The establishment of the Anti-Money Laundering Authority will play a central role in this endeavour, offering important support to EU financial intelligence units and facilitating the creation of a cooperative mechanism among them. Currently, Brussels, Paris, Frankfurt, Dublin, Madrid, Rome, Riga, Vilnius, and Vienna are all competing to host the new EU Agency, with the winning bidder set to be unveiled soon. This decision marks a significant step in consolidating efforts to combat financial wrongdoing and fortify the resilience of the EU Financial Sector. Yet, this is only the start of an important strategy that the next European Commission will need to pursue.

Conclusion:

In crafting this wishlist for the EU Financial Sector for the next Commission, we acknowledge the magnitude of the task ahead. The next 5 years should be used to shape a financial landscape ensuring that it is resilient, safe, dynamic, and responsive to the evolving needs of the European economy. While achieving all these objectives in one go may be a challenge even for the most generous Sinterklaas, incremental regulatory progress in these areas will undoubtedly contribute to a more secure and prosperous financial future for the European Union.

 

Maria Ana Barata is Policy Adviser at the European Banking Federation (EBF) and Research Associate at the Florence School of Banking and Finance of the European University Institute (EUI). In this commentary, Maria has shared her personal and academic views without necessarily representing the views shared by EBF members.

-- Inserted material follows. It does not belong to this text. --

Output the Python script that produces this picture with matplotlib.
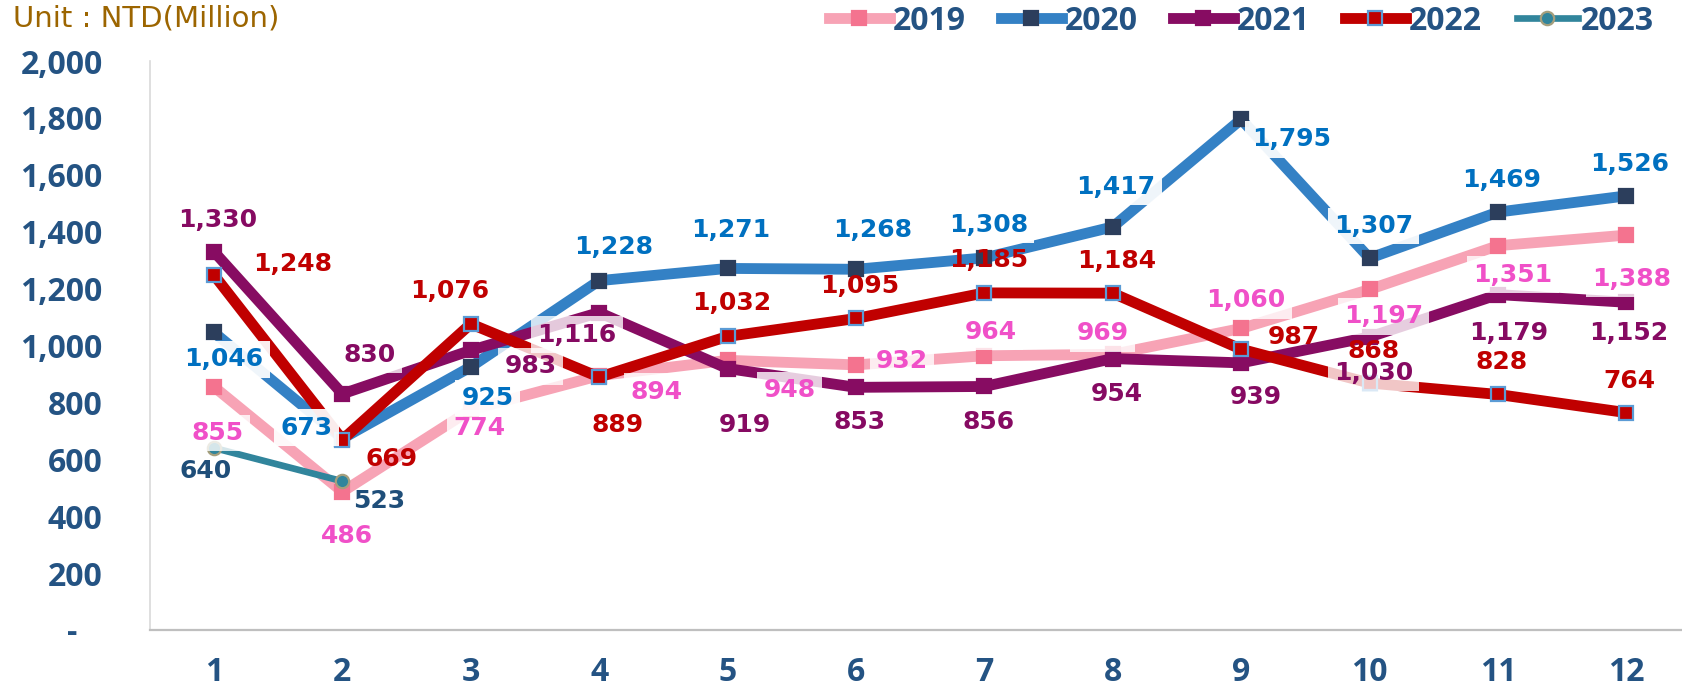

Thorsten Beck is Professor of Financial Stability and Director of the Florence School of Banking and Finance at the European University Institute (EUI).

 

This commentary was written in the framework of Egmont’s Belgian Presidency Programme. It follows on from the joint workshop series “Policy ideas for the next institutional cycle” organised by Egmont with the European University Institute.

 

 

[1] The term was used by Paul McCulley in 2007 in a notable speech, but it is hard to argue that he coined it, as the term was already in circulation within academic and policy circles before that time.

[2] The metaphor is usually expressed as follows: If it looks like a duck, swims like a duck, and quacks like a duck, then it probably is a duck.

[3] Coined by Professor Anu Bradford (Columbia Law School) in her 2012 paper titled “The Brussels Effect,” published in the Northwestern University Law Review.